- REQUIREMENT: Without the pictures, repeat the listing character for character.

-- begin DATA PROVIDED --

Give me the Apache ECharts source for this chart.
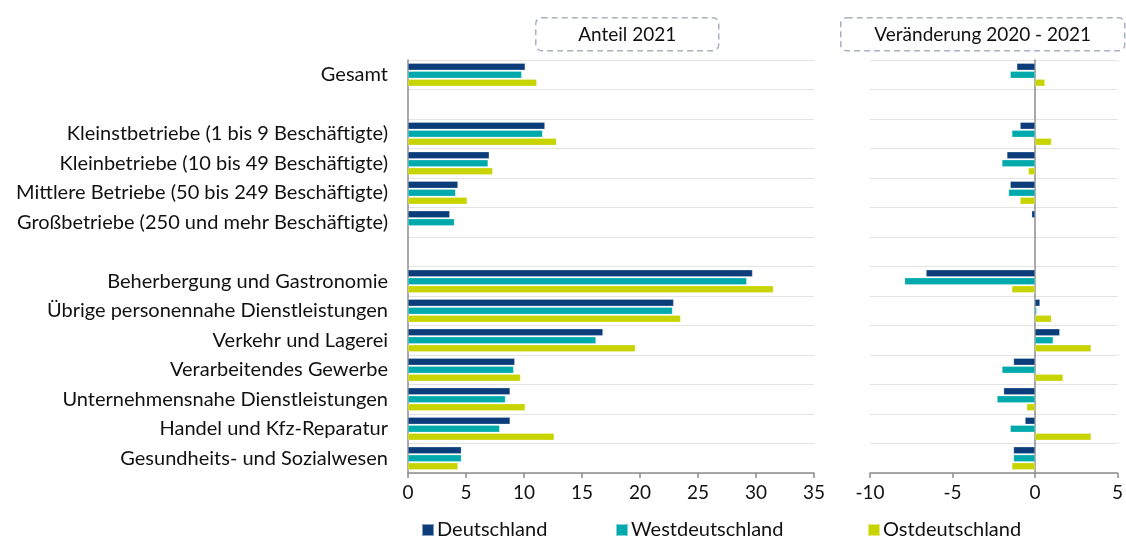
<!DOCTYPE html>
<html>
<head>
<meta charset="utf-8">
<script src="https://cdn.jsdelivr.net/npm/echarts@6/dist/echarts.min.js"></script>
<style>html,body{margin:0;padding:0;background:#fff}#c{width:1126px;height:536px}</style>
</head>
<body>
<div id="c"></div>
<script>
const categories = ['Gesamt', ' ', 'Kleinstbetriebe (1 bis 9 Beschäftigte)', 'Kleinbetriebe (10 bis 49 Beschäftigte)', 'Mittlere Betriebe (50 bis 249 Beschäftigte)', 'Großbetriebe (250 und mehr Beschäftigte)', '  ', 'Beherbergung und Gastronomie', 'Übrige personennahe Dienstleistungen', 'Verkehr und Lagerei', 'Verarbeitendes Gewerbe', 'Unternehmensnahe Dienstleistungen', 'Handel und Kfz-Reparatur', 'Gesundheits- und Sozialwesen'];
const seriesNames = ['Deutschland', 'Westdeutschland', 'Ostdeutschland'];
const anteilDeutschland = [10.1, null, 11.8, 7.0, 4.3, 3.6, null, 29.7, 22.9, 16.8, 9.2, 8.8, 8.8, 4.6];
const anteilWest = [9.8, null, 11.6, 6.9, 4.1, 4.0, null, 29.2, 22.8, 16.2, 9.1, 8.4, 7.9, 4.6];
const anteilOst = [11.1, null, 12.8, 7.3, 5.1, null, null, 31.5, 23.5, 19.6, 9.7, 10.1, 12.6, 4.3];
const changeDeutschland = [-1.1, null, -0.9, -1.7, -1.5, -0.2, null, -6.6, 0.3, 1.5, -1.3, -1.9, -0.6, -1.3];
const changeWest = [-1.5, null, -1.4, -2.0, -1.6, null, null, -7.9, 0.1, 1.1, -2.0, -2.3, -1.5, -1.3];
const changeOst = [0.6, null, 1.0, -0.4, -0.9, null, null, -1.4, 1.0, 3.4, 1.7, -0.5, 3.4, -1.4];
const titles = ['Anteil 2021', 'Veränderung 2020 - 2021'];

const colors = ['#0b3d7a', '#00a9ab', '#c8d400'];
const FONT = 'Lato';
const TEXT = '#111111';
const chart = echarts.init(document.getElementById('c'));

function bar(name, data, idx, color) {
  return {
    name: name, type: 'bar', data: data,
    xAxisIndex: idx, yAxisIndex: idx,
    barWidth: 7, barGap: '14%',
    itemStyle: { color: color, borderColor: 'rgba(255,255,255,0.5)', borderWidth: 0.5 },
    emphasis: { disabled: true },
    animation: false
  };
}

const axisLineStyle = { color: '#8c8c8c', width: 1.5 };
function legend(name, left) {
  return {
    data: [name], left: left, top: 515, icon: 'rect', itemWidth: 12, itemHeight: 12,
    itemGap: 0, textStyle: { fontFamily: FONT, fontSize: 20, color: TEXT, padding: [0, 0, 0, -2] }
  };
}

const option = {
  animation: false,
  textStyle: { fontFamily: FONT },
  color: colors,
  grid: [
    { left: 408, right: 312, top: 60, bottom: 63 },
    { left: 870, right: 7, top: 60, bottom: 63 }
  ],
  legend: [legend(seriesNames[0], 416), legend(seriesNames[1], 610), legend(seriesNames[2], 862)],
  xAxis: [
    { type: 'value', gridIndex: 0, min: 0, max: 35, interval: 5,
      axisLine: { show: true, lineStyle: axisLineStyle },
      axisTick: { show: true, length: 5, lineStyle: axisLineStyle },
      splitLine: { show: false },
      axisLabel: { fontFamily: FONT, fontSize: 19, color: TEXT, margin: 10 } },
    { type: 'value', gridIndex: 1, min: -10, max: 5, interval: 5,
      axisLine: { show: true, onZero: false, lineStyle: axisLineStyle },
      axisTick: { show: true, length: 5, lineStyle: axisLineStyle },
      splitLine: { show: false },
      axisLabel: { fontFamily: FONT, fontSize: 19, color: TEXT, margin: 10 } }
  ],
  yAxis: [
    { type: 'category', gridIndex: 0, data: categories, inverse: true,
      axisLine: { show: true, lineStyle: axisLineStyle },
      axisTick: { show: false },
      splitLine: { show: true, lineStyle: { color: '#e3e3e3', width: 1 } },
      axisLabel: { fontFamily: FONT, fontSize: 20, color: TEXT, margin: 20 } },
    { type: 'category', gridIndex: 1, data: categories, inverse: true,
      axisLine: { show: true, onZero: true, lineStyle: axisLineStyle },
      axisTick: { show: false },
      splitLine: { show: true, lineStyle: { color: '#e3e3e3', width: 1 } },
      axisLabel: { show: false } }
  ],
  series: [
    bar(seriesNames[0], anteilDeutschland, 0, colors[0]),
    bar(seriesNames[1], anteilWest, 0, colors[1]),
    bar(seriesNames[2], anteilOst, 0, colors[2]),
    bar(seriesNames[0], changeDeutschland, 1, colors[0]),
    bar(seriesNames[1], changeWest, 1, colors[1]),
    bar(seriesNames[2], changeOst, 1, colors[2])
  ],
  graphic: [
    { type: 'group', left: 535, top: 17, children: [
      { type: 'rect', shape: { x: 0, y: 0, width: 183, height: 33, r: 6 },
        style: { fill: '#fff', stroke: '#aab1be', lineWidth: 1.5, lineDash: [6, 4] } },
      { type: 'text', x: 91.5, y: 17,
        style: { text: titles[0], align: 'center', verticalAlign: 'middle', textAlign: 'center', textVerticalAlign: 'middle', fontFamily: FONT, fontSize: 19, fill: TEXT } }
    ]},
    { type: 'group', left: 840, top: 17, children: [
      { type: 'rect', shape: { x: 0, y: 0, width: 284, height: 33, r: 6 },
        style: { fill: '#fff', stroke: '#aab1be', lineWidth: 1.5, lineDash: [6, 4] } },
      { type: 'text', x: 142, y: 17,
        style: { text: titles[1], align: 'center', verticalAlign: 'middle', textAlign: 'center', textVerticalAlign: 'middle', fontFamily: FONT, fontSize: 19, fill: TEXT } }
    ]}
  ]
};
chart.setOption(option);
</script>
</body>
</html>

-- end DATA PROVIDED --

- ANSWER TO THE EXERCISE:
Give me the Apache ECharts source for this chart.
<!DOCTYPE html>
<html>
<head>
<meta charset="utf-8">
<script src="https://cdn.jsdelivr.net/npm/echarts@6/dist/echarts.min.js"></script>
<style>html,body{margin:0;padding:0;background:#fff}#c{width:1126px;height:536px}</style>
</head>
<body>
<div id="c"></div>
<script>
const categories = ['Gesamt', ' ', 'Kleinstbetriebe (1 bis 9 Beschäftigte)', 'Kleinbetriebe (10 bis 49 Beschäftigte)', 'Mittlere Betriebe (50 bis 249 Beschäftigte)', 'Großbetriebe (250 und mehr Beschäftigte)', '  ', 'Beherbergung und Gastronomie', 'Übrige personennahe Dienstleistungen', 'Verkehr und Lagerei', 'Verarbeitendes Gewerbe', 'Unternehmensnahe Dienstleistungen', 'Handel und Kfz-Reparatur', 'Gesundheits- und Sozialwesen'];
const seriesNames = ['Deutschland', 'Westdeutschland', 'Ostdeutschland'];
const anteilDeutschland = [10.1, null, 11.8, 7.0, 4.3, 3.6, null, 29.7, 22.9, 16.8, 9.2, 8.8, 8.8, 4.6];
const anteilWest = [9.8, null, 11.6, 6.9, 4.1, 4.0, null, 29.2, 22.8, 16.2, 9.1, 8.4, 7.9, 4.6];
const anteilOst = [11.1, null, 12.8, 7.3, 5.1, null, null, 31.5, 23.5, 19.6, 9.7, 10.1, 12.6, 4.3];
const changeDeutschland = [-1.1, null, -0.9, -1.7, -1.5, -0.2, null, -6.6, 0.3, 1.5, -1.3, -1.9, -0.6, -1.3];
const changeWest = [-1.5, null, -1.4, -2.0, -1.6, null, null, -7.9, 0.1, 1.1, -2.0, -2.3, -1.5, -1.3];
const changeOst = [0.6, null, 1.0, -0.4, -0.9, null, null, -1.4, 1.0, 3.4, 1.7, -0.5, 3.4, -1.4];
const titles = ['Anteil 2021', 'Veränderung 2020 - 2021'];

const colors = ['#0b3d7a', '#00a9ab', '#c8d400'];
const FONT = 'Lato';
const TEXT = '#111111';
const chart = echarts.init(document.getElementById('c'));

function bar(name, data, idx, color) {
  return {
    name: name, type: 'bar', data: data,
    xAxisIndex: idx, yAxisIndex: idx,
    barWidth: 7, barGap: '14%',
    itemStyle: { color: color, borderColor: 'rgba(255,255,255,0.5)', borderWidth: 0.5 },
    emphasis: { disabled: true },
    animation: false
  };
}

const axisLineStyle = { color: '#8c8c8c', width: 1.5 };
function legend(name, left) {
  return {
    data: [name], left: left, top: 515, icon: 'rect', itemWidth: 12, itemHeight: 12,
    itemGap: 0, textStyle: { fontFamily: FONT, fontSize: 20, color: TEXT, padding: [0, 0, 0, -2] }
  };
}

const option = {
  animation: false,
  textStyle: { fontFamily: FONT },
  color: colors,
  grid: [
    { left: 408, right: 312, top: 60, bottom: 63 },
    { left: 870, right: 7, top: 60, bottom: 63 }
  ],
  legend: [legend(seriesNames[0], 416), legend(seriesNames[1], 610), legend(seriesNames[2], 862)],
  xAxis: [
    { type: 'value', gridIndex: 0, min: 0, max: 35, interval: 5,
      axisLine: { show: true, lineStyle: axisLineStyle },
      axisTick: { show: true, length: 5, lineStyle: axisLineStyle },
      splitLine: { show: false },
      axisLabel: { fontFamily: FONT, fontSize: 19, color: TEXT, margin: 10 } },
    { type: 'value', gridIndex: 1, min: -10, max: 5, interval: 5,
      axisLine: { show: true, onZero: false, lineStyle: axisLineStyle },
      axisTick: { show: true, length: 5, lineStyle: axisLineStyle },
      splitLine: { show: false },
      axisLabel: { fontFamily: FONT, fontSize: 19, color: TEXT, margin: 10 } }
  ],
  yAxis: [
    { type: 'category', gridIndex: 0, data: categories, inverse: true,
      axisLine: { show: true, lineStyle: axisLineStyle },
      axisTick: { show: false },
      splitLine: { show: true, lineStyle: { color: '#e3e3e3', width: 1 } },
      axisLabel: { fontFamily: FONT, fontSize: 20, color: TEXT, margin: 20 } },
    { type: 'category', gridIndex: 1, data: categories, inverse: true,
      axisLine: { show: true, onZero: true, lineStyle: axisLineStyle },
      axisTick: { show: false },
      splitLine: { show: true, lineStyle: { color: '#e3e3e3', width: 1 } },
      axisLabel: { show: false } }
  ],
  series: [
    bar(seriesNames[0], anteilDeutschland, 0, colors[0]),
    bar(seriesNames[1], anteilWest, 0, colors[1]),
    bar(seriesNames[2], anteilOst, 0, colors[2]),
    bar(seriesNames[0], changeDeutschland, 1, colors[0]),
    bar(seriesNames[1], changeWest, 1, colors[1]),
    bar(seriesNames[2], changeOst, 1, colors[2])
  ],
  graphic: [
    { type: 'group', left: 535, top: 17, children: [
      { type: 'rect', shape: { x: 0, y: 0, width: 183, height: 33, r: 6 },
        style: { fill: '#fff', stroke: '#aab1be', lineWidth: 1.5, lineDash: [6, 4] } },
      { type: 'text', x: 91.5, y: 17,
        style: { text: titles[0], align: 'center', verticalAlign: 'middle', textAlign: 'center', textVerticalAlign: 'middle', fontFamily: FONT, fontSize: 19, fill: TEXT } }
    ]},
    { type: 'group', left: 840, top: 17, children: [
      { type: 'rect', shape: { x: 0, y: 0, width: 284, height: 33, r: 6 },
        style: { fill: '#fff', stroke: '#aab1be', lineWidth: 1.5, lineDash: [6, 4] } },
      { type: 'text', x: 142, y: 17,
        style: { text: titles[1], align: 'center', verticalAlign: 'middle', textAlign: 'center', textVerticalAlign: 'middle', fontFamily: FONT, fontSize: 19, fill: TEXT } }
    ]}
  ]
};
chart.setOption(option);
</script>
</body>
</html>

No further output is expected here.